# [Data to use]
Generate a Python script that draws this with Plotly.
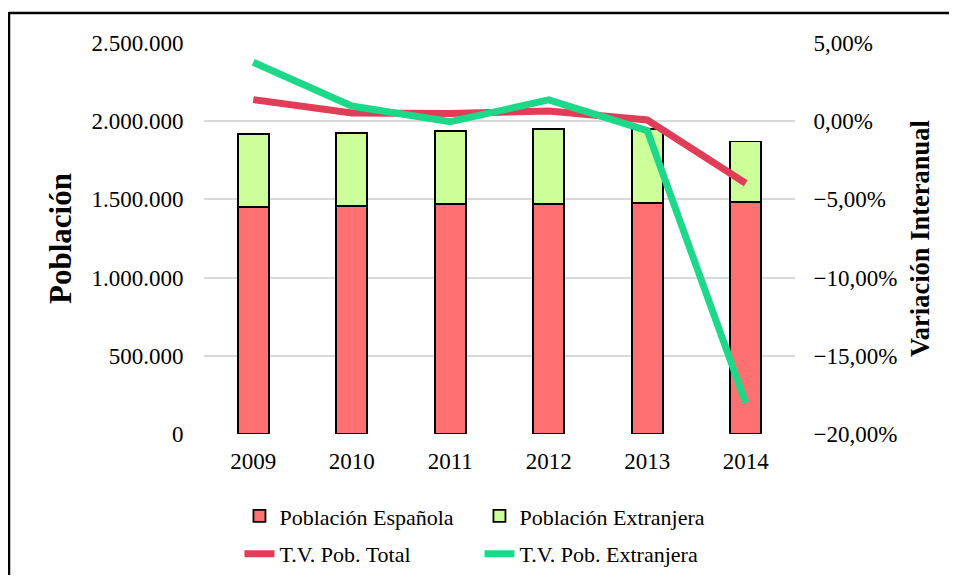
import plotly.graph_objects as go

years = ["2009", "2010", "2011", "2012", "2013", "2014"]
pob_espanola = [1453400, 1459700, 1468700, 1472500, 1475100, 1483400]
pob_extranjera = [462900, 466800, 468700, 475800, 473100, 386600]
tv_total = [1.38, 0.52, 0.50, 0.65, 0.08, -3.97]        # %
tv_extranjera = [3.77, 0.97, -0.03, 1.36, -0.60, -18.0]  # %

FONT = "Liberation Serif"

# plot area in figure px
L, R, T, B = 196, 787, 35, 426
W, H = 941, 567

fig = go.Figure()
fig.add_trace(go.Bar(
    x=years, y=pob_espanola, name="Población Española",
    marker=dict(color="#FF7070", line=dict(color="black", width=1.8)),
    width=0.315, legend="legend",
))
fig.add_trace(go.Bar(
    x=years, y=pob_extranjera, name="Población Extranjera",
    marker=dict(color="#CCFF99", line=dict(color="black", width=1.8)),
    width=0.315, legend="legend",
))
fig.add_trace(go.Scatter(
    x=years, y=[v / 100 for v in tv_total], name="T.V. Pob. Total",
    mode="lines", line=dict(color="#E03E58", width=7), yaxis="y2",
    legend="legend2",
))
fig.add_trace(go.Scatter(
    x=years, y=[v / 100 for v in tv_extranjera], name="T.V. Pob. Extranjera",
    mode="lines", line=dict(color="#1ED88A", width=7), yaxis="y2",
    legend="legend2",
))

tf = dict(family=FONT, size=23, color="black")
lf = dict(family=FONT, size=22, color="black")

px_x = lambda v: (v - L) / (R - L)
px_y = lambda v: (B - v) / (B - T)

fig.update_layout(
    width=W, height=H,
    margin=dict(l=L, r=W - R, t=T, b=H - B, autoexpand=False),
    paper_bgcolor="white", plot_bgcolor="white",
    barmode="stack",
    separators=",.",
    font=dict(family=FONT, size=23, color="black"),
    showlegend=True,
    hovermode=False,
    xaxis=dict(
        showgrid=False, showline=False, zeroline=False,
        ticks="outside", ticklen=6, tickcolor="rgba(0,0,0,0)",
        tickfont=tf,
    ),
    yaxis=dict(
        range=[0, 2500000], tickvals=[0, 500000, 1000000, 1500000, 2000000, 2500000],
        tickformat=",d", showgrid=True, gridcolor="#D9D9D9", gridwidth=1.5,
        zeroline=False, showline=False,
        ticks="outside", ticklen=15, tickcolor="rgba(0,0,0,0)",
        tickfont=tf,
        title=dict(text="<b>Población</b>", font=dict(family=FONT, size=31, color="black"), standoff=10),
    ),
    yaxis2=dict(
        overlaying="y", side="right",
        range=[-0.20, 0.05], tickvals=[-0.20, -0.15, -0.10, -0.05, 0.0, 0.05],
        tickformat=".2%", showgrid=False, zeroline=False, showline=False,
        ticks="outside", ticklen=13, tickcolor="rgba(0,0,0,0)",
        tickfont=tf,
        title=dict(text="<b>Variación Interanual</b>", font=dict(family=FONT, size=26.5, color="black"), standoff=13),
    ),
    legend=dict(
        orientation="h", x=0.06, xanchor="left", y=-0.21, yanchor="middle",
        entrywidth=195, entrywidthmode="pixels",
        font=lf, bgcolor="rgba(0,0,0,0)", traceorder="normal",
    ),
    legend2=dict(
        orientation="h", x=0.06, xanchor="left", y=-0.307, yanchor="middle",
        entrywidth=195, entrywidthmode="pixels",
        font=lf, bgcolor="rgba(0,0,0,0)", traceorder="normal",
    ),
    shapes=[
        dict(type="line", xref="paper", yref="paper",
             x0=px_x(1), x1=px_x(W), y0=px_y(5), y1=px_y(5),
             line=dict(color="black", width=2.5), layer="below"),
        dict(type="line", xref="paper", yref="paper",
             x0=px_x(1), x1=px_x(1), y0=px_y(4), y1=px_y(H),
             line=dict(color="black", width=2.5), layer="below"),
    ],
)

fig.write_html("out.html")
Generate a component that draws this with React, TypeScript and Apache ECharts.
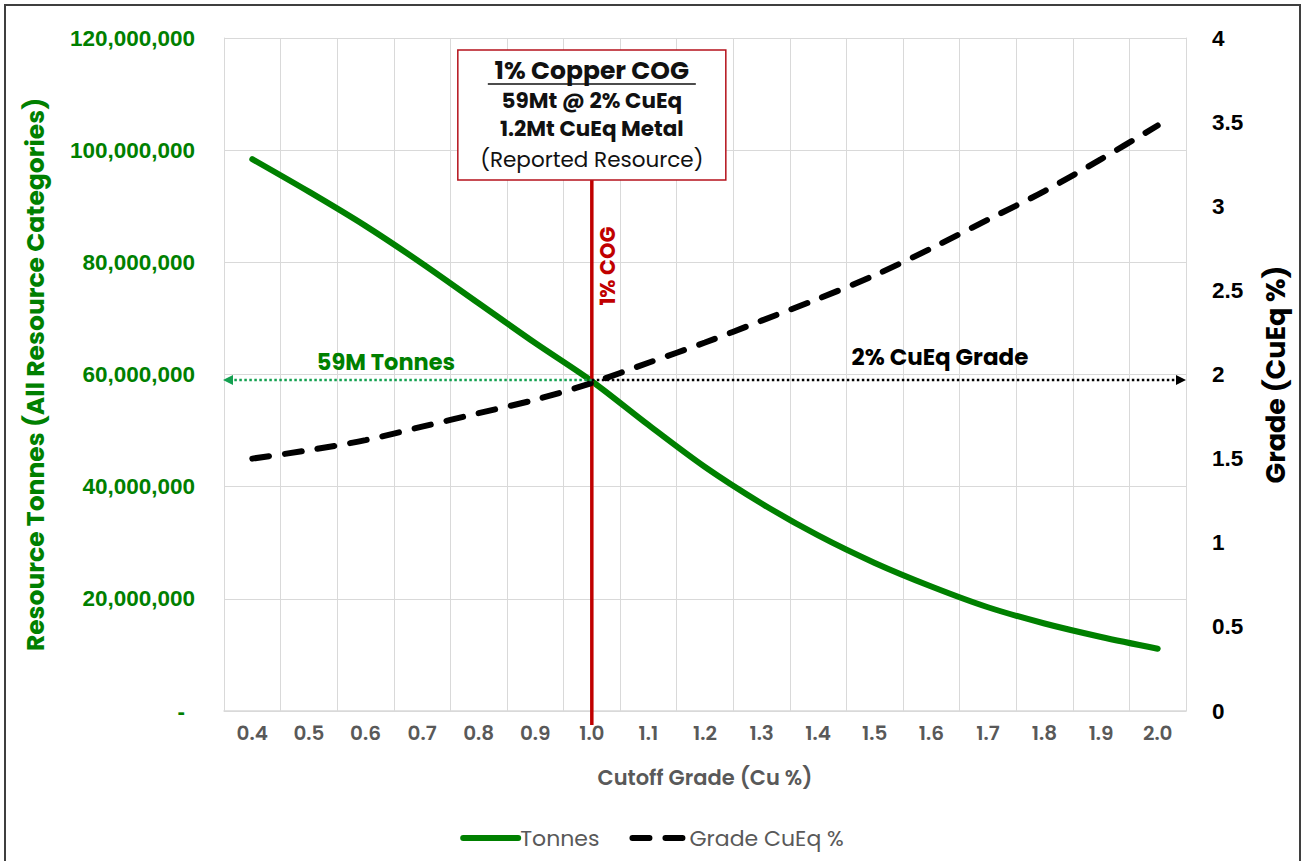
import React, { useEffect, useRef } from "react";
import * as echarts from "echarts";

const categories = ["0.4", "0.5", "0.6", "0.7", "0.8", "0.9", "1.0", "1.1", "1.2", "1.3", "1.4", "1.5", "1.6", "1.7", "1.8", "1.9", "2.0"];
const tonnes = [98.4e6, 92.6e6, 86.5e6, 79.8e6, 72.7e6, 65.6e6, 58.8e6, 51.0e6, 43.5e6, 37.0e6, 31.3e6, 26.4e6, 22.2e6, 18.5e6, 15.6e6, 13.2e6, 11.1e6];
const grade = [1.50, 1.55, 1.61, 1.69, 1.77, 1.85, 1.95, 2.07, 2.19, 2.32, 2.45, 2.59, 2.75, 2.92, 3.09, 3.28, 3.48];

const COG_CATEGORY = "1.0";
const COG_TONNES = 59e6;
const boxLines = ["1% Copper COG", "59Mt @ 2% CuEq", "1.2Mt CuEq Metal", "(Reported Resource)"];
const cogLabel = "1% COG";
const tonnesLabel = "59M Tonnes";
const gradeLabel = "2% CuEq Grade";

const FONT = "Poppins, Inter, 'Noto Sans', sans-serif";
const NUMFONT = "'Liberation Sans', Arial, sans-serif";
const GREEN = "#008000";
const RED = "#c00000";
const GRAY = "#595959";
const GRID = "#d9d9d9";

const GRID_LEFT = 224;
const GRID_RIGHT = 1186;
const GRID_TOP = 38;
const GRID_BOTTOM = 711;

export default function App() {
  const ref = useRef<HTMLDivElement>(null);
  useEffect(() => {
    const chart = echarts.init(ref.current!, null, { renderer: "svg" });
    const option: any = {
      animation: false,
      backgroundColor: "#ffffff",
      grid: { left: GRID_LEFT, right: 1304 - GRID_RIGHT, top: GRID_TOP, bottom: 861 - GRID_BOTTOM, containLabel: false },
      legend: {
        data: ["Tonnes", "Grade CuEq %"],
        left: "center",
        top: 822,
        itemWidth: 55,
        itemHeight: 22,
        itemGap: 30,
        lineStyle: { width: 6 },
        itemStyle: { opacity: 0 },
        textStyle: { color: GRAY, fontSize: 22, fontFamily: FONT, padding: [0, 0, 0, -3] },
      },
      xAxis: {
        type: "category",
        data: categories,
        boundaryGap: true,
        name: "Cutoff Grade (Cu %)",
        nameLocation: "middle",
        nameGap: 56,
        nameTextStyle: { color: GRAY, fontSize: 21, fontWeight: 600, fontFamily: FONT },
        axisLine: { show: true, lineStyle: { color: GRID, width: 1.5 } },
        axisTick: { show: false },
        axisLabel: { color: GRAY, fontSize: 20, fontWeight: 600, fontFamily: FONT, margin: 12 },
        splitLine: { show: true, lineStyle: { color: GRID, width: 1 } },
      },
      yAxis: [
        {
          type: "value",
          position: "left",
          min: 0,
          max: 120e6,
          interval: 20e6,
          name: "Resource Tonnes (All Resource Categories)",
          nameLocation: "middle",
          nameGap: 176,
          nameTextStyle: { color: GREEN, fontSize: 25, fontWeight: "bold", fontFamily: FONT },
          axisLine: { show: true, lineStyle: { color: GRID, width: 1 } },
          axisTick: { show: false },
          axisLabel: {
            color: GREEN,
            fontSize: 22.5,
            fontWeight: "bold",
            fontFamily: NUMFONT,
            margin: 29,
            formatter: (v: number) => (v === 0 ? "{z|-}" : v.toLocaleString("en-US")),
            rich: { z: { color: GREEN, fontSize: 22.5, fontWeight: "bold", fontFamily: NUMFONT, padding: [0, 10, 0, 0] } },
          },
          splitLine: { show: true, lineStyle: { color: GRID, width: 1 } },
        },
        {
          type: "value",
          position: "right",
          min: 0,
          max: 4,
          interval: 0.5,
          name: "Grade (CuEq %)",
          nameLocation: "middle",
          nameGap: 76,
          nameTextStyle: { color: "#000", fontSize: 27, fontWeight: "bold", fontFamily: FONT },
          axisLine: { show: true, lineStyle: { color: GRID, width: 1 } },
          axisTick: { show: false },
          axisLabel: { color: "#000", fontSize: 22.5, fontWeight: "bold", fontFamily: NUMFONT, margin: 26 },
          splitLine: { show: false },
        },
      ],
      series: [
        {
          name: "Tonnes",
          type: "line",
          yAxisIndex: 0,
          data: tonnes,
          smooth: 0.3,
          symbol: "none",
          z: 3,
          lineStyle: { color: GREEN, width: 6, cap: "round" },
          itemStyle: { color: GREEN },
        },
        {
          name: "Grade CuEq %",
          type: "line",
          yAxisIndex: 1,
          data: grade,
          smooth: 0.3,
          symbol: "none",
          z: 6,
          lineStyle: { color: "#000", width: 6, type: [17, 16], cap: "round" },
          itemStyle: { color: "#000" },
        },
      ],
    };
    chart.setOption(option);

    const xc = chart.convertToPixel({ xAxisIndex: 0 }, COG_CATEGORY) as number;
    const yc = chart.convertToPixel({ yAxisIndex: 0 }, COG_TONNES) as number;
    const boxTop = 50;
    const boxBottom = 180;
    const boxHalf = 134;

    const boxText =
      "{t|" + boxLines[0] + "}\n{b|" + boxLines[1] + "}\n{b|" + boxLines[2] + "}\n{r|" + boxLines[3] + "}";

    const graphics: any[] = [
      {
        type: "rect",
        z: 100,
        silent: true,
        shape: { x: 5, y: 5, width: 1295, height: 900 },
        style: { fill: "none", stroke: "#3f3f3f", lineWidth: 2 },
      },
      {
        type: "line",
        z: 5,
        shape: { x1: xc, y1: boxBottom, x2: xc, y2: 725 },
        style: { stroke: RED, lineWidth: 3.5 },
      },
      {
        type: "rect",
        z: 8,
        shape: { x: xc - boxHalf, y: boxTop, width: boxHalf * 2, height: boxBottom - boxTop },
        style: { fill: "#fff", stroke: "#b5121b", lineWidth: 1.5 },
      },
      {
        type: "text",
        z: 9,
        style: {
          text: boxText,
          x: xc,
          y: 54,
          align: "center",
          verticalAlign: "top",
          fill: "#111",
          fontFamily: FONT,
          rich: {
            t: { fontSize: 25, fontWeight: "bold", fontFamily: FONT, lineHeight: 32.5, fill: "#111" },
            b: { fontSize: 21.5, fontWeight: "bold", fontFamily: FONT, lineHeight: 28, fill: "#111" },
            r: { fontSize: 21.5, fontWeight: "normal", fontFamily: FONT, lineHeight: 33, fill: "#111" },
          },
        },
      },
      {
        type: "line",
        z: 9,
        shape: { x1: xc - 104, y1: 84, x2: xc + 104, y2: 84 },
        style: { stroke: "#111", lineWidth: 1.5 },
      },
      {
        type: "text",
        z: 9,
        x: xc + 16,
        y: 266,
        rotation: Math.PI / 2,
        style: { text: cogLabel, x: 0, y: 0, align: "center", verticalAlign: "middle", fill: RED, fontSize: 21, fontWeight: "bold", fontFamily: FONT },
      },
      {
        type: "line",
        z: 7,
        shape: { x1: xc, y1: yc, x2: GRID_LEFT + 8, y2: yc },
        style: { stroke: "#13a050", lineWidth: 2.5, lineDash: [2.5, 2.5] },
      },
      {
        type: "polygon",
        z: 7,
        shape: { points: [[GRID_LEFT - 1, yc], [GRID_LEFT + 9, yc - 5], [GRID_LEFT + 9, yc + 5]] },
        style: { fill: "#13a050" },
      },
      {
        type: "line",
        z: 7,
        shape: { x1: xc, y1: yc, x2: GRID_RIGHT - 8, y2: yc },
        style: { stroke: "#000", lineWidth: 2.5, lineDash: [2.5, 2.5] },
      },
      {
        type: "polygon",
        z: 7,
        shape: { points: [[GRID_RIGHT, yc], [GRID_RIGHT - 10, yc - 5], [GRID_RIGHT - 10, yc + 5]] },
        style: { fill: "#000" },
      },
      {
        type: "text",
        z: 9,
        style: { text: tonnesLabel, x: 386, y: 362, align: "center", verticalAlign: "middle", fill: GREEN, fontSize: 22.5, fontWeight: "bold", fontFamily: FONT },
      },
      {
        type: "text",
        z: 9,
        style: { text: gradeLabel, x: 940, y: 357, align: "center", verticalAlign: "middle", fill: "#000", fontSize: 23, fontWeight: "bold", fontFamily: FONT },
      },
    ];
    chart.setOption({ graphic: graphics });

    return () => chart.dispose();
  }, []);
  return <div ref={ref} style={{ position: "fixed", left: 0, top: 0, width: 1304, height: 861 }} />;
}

# [Task objective]
Start at the first line of the records and write out everything up to and including the line containing "import plotly.graph_objects as go". No pictures.

# [Task response]
Generate a Python script that draws this with Plotly.
import plotly.graph_objects as go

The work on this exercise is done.